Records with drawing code
start

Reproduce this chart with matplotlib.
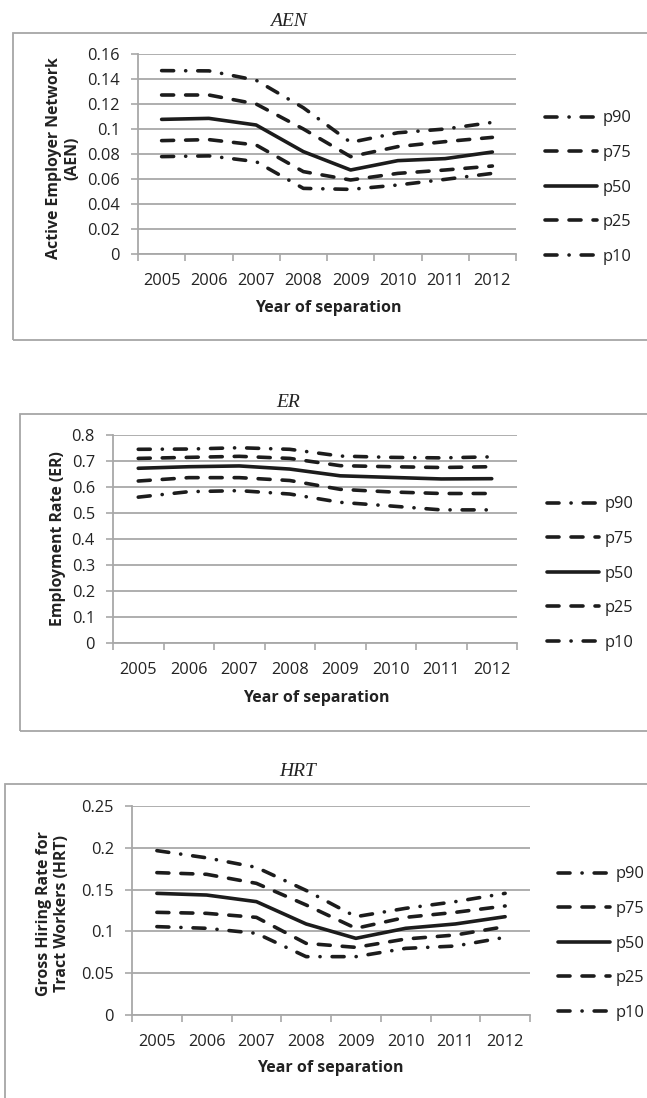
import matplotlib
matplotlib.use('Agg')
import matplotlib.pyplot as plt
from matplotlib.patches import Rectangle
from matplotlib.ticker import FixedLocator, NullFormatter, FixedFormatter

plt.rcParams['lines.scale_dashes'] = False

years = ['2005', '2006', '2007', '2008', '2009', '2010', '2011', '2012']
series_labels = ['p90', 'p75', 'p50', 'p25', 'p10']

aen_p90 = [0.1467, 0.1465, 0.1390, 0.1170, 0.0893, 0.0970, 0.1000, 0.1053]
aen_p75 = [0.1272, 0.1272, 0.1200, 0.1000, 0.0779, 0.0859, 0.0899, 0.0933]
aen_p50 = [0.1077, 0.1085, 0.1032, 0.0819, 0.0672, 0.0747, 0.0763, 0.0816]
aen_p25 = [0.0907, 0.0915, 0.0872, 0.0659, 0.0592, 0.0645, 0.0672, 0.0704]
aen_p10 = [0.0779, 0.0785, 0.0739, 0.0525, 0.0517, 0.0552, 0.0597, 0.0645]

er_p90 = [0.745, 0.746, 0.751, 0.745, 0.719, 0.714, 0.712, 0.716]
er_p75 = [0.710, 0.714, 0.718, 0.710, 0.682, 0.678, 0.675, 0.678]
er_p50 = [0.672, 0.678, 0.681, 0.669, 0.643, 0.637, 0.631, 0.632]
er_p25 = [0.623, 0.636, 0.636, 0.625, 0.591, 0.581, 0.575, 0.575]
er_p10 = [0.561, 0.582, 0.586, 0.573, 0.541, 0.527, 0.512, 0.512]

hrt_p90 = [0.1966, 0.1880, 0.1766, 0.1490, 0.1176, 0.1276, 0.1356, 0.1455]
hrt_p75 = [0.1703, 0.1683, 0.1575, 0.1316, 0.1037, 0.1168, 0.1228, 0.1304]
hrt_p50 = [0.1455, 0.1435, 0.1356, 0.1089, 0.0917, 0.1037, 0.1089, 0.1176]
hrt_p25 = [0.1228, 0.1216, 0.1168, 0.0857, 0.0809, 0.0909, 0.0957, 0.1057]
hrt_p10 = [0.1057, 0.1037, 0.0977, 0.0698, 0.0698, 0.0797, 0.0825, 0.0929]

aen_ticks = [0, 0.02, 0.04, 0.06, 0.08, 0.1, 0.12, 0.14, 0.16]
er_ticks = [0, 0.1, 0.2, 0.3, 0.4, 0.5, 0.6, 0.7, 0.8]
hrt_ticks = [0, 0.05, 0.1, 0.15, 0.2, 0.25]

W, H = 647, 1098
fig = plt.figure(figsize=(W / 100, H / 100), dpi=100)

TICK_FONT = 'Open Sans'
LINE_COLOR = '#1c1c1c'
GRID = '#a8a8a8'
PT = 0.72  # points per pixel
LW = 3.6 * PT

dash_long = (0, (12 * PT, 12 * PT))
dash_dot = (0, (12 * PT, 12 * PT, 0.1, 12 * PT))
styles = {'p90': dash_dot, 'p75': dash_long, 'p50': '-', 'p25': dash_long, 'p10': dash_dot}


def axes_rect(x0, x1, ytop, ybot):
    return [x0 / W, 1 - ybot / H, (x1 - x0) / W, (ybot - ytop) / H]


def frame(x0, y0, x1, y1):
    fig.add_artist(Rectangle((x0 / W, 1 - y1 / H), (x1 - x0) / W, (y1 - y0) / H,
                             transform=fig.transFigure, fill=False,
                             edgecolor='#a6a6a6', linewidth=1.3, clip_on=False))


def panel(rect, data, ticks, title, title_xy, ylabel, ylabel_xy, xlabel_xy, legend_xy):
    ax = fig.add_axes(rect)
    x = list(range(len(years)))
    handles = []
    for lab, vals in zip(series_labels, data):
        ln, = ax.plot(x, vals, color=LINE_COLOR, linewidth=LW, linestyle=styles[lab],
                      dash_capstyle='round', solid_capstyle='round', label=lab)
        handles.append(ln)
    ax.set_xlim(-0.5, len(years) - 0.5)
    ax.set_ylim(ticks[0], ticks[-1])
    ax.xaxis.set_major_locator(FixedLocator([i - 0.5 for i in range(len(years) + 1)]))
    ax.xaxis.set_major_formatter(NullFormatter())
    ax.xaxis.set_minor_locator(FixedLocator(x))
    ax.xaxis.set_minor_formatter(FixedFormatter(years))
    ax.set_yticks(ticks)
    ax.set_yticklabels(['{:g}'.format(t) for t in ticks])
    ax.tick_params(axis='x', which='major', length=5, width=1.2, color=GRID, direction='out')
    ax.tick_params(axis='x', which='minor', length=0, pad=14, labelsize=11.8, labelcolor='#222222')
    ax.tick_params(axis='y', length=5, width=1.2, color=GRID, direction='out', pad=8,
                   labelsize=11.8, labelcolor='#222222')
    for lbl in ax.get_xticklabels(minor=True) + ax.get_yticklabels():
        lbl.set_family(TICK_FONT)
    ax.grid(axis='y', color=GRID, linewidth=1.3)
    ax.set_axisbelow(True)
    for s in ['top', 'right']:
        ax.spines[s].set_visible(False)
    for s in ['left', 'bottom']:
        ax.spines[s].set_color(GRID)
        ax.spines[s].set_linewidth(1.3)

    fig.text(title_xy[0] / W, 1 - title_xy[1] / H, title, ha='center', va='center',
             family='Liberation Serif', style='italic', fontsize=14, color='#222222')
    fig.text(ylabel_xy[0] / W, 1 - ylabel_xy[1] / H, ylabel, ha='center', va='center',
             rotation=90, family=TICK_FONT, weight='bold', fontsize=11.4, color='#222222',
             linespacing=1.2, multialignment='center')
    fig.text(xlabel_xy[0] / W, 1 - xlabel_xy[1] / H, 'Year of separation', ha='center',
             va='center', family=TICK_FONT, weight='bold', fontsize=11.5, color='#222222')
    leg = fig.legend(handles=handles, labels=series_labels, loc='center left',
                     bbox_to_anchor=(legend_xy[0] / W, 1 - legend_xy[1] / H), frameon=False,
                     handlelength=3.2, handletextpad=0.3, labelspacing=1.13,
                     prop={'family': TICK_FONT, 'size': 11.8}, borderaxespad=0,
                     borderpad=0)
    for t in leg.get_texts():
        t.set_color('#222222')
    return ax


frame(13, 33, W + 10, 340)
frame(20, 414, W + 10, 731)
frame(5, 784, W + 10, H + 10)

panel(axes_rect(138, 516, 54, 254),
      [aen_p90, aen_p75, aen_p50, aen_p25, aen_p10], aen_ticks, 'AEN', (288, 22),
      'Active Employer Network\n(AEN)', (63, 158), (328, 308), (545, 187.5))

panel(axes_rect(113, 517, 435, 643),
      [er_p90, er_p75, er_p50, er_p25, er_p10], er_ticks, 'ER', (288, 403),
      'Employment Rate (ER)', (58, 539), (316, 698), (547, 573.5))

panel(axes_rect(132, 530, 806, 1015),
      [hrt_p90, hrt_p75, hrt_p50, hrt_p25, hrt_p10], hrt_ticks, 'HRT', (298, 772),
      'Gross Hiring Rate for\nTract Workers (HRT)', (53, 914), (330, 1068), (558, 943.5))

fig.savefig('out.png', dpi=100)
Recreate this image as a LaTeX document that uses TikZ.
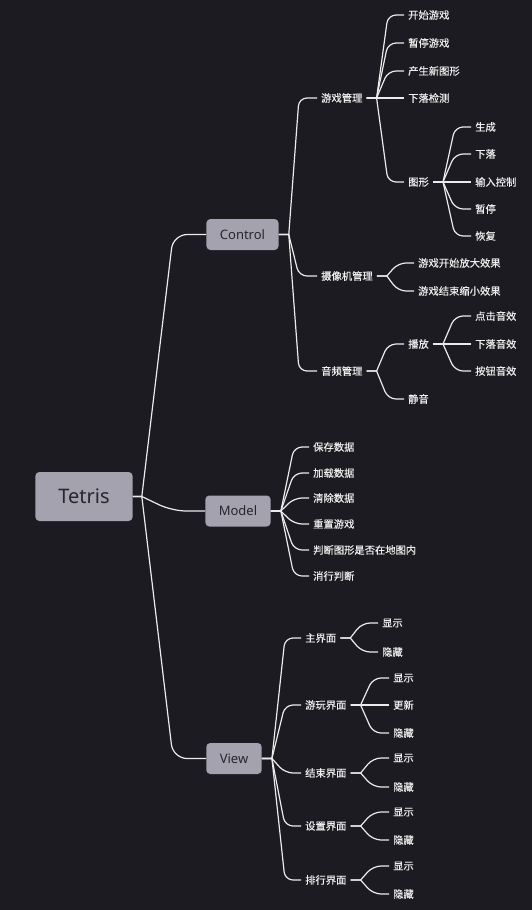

end

§ Task objective: Quote each record exactly as it stands, minus the pictures.

§ Output for this exercise:
Reproduce this chart with matplotlib.
import matplotlib
matplotlib.use('Agg')
import matplotlib.pyplot as plt
from matplotlib.patches import Rectangle
from matplotlib.ticker import FixedLocator, NullFormatter, FixedFormatter

plt.rcParams['lines.scale_dashes'] = False

years = ['2005', '2006', '2007', '2008', '2009', '2010', '2011', '2012']
series_labels = ['p90', 'p75', 'p50', 'p25', 'p10']

aen_p90 = [0.1467, 0.1465, 0.1390, 0.1170, 0.0893, 0.0970, 0.1000, 0.1053]
aen_p75 = [0.1272, 0.1272, 0.1200, 0.1000, 0.0779, 0.0859, 0.0899, 0.0933]
aen_p50 = [0.1077, 0.1085, 0.1032, 0.0819, 0.0672, 0.0747, 0.0763, 0.0816]
aen_p25 = [0.0907, 0.0915, 0.0872, 0.0659, 0.0592, 0.0645, 0.0672, 0.0704]
aen_p10 = [0.0779, 0.0785, 0.0739, 0.0525, 0.0517, 0.0552, 0.0597, 0.0645]

er_p90 = [0.745, 0.746, 0.751, 0.745, 0.719, 0.714, 0.712, 0.716]
er_p75 = [0.710, 0.714, 0.718, 0.710, 0.682, 0.678, 0.675, 0.678]
er_p50 = [0.672, 0.678, 0.681, 0.669, 0.643, 0.637, 0.631, 0.632]
er_p25 = [0.623, 0.636, 0.636, 0.625, 0.591, 0.581, 0.575, 0.575]
er_p10 = [0.561, 0.582, 0.586, 0.573, 0.541, 0.527, 0.512, 0.512]

hrt_p90 = [0.1966, 0.1880, 0.1766, 0.1490, 0.1176, 0.1276, 0.1356, 0.1455]
hrt_p75 = [0.1703, 0.1683, 0.1575, 0.1316, 0.1037, 0.1168, 0.1228, 0.1304]
hrt_p50 = [0.1455, 0.1435, 0.1356, 0.1089, 0.0917, 0.1037, 0.1089, 0.1176]
hrt_p25 = [0.1228, 0.1216, 0.1168, 0.0857, 0.0809, 0.0909, 0.0957, 0.1057]
hrt_p10 = [0.1057, 0.1037, 0.0977, 0.0698, 0.0698, 0.0797, 0.0825, 0.0929]

aen_ticks = [0, 0.02, 0.04, 0.06, 0.08, 0.1, 0.12, 0.14, 0.16]
er_ticks = [0, 0.1, 0.2, 0.3, 0.4, 0.5, 0.6, 0.7, 0.8]
hrt_ticks = [0, 0.05, 0.1, 0.15, 0.2, 0.25]

W, H = 647, 1098
fig = plt.figure(figsize=(W / 100, H / 100), dpi=100)

TICK_FONT = 'Open Sans'
LINE_COLOR = '#1c1c1c'
GRID = '#a8a8a8'
PT = 0.72  # points per pixel
LW = 3.6 * PT

dash_long = (0, (12 * PT, 12 * PT))
dash_dot = (0, (12 * PT, 12 * PT, 0.1, 12 * PT))
styles = {'p90': dash_dot, 'p75': dash_long, 'p50': '-', 'p25': dash_long, 'p10': dash_dot}


def axes_rect(x0, x1, ytop, ybot):
    return [x0 / W, 1 - ybot / H, (x1 - x0) / W, (ybot - ytop) / H]


def frame(x0, y0, x1, y1):
    fig.add_artist(Rectangle((x0 / W, 1 - y1 / H), (x1 - x0) / W, (y1 - y0) / H,
                             transform=fig.transFigure, fill=False,
                             edgecolor='#a6a6a6', linewidth=1.3, clip_on=False))


def panel(rect, data, ticks, title, title_xy, ylabel, ylabel_xy, xlabel_xy, legend_xy):
    ax = fig.add_axes(rect)
    x = list(range(len(years)))
    handles = []
    for lab, vals in zip(series_labels, data):
        ln, = ax.plot(x, vals, color=LINE_COLOR, linewidth=LW, linestyle=styles[lab],
                      dash_capstyle='round', solid_capstyle='round', label=lab)
        handles.append(ln)
    ax.set_xlim(-0.5, len(years) - 0.5)
    ax.set_ylim(ticks[0], ticks[-1])
    ax.xaxis.set_major_locator(FixedLocator([i - 0.5 for i in range(len(years) + 1)]))
    ax.xaxis.set_major_formatter(NullFormatter())
    ax.xaxis.set_minor_locator(FixedLocator(x))
    ax.xaxis.set_minor_formatter(FixedFormatter(years))
    ax.set_yticks(ticks)
    ax.set_yticklabels(['{:g}'.format(t) for t in ticks])
    ax.tick_params(axis='x', which='major', length=5, width=1.2, color=GRID, direction='out')
    ax.tick_params(axis='x', which='minor', length=0, pad=14, labelsize=11.8, labelcolor='#222222')
    ax.tick_params(axis='y', length=5, width=1.2, color=GRID, direction='out', pad=8,
                   labelsize=11.8, labelcolor='#222222')
    for lbl in ax.get_xticklabels(minor=True) + ax.get_yticklabels():
        lbl.set_family(TICK_FONT)
    ax.grid(axis='y', color=GRID, linewidth=1.3)
    ax.set_axisbelow(True)
    for s in ['top', 'right']:
        ax.spines[s].set_visible(False)
    for s in ['left', 'bottom']:
        ax.spines[s].set_color(GRID)
        ax.spines[s].set_linewidth(1.3)

    fig.text(title_xy[0] / W, 1 - title_xy[1] / H, title, ha='center', va='center',
             family='Liberation Serif', style='italic', fontsize=14, color='#222222')
    fig.text(ylabel_xy[0] / W, 1 - ylabel_xy[1] / H, ylabel, ha='center', va='center',
             rotation=90, family=TICK_FONT, weight='bold', fontsize=11.4, color='#222222',
             linespacing=1.2, multialignment='center')
    fig.text(xlabel_xy[0] / W, 1 - xlabel_xy[1] / H, 'Year of separation', ha='center',
             va='center', family=TICK_FONT, weight='bold', fontsize=11.5, color='#222222')
    leg = fig.legend(handles=handles, labels=series_labels, loc='center left',
                     bbox_to_anchor=(legend_xy[0] / W, 1 - legend_xy[1] / H), frameon=False,
                     handlelength=3.2, handletextpad=0.3, labelspacing=1.13,
                     prop={'family': TICK_FONT, 'size': 11.8}, borderaxespad=0,
                     borderpad=0)
    for t in leg.get_texts():
        t.set_color('#222222')
    return ax


frame(13, 33, W + 10, 340)
frame(20, 414, W + 10, 731)
frame(5, 784, W + 10, H + 10)

panel(axes_rect(138, 516, 54, 254),
      [aen_p90, aen_p75, aen_p50, aen_p25, aen_p10], aen_ticks, 'AEN', (288, 22),
      'Active Employer Network\n(AEN)', (63, 158), (328, 308), (545, 187.5))

panel(axes_rect(113, 517, 435, 643),
      [er_p90, er_p75, er_p50, er_p25, er_p10], er_ticks, 'ER', (288, 403),
      'Employment Rate (ER)', (58, 539), (316, 698), (547, 573.5))

panel(axes_rect(132, 530, 806, 1015),
      [hrt_p90, hrt_p75, hrt_p50, hrt_p25, hrt_p10], hrt_ticks, 'HRT', (298, 772),
      'Gross Hiring Rate for\nTract Workers (HRT)', (53, 914), (330, 1068), (558, 943.5))

fig.savefig('out.png', dpi=100)
Recreate this image as a LaTeX document that uses TikZ.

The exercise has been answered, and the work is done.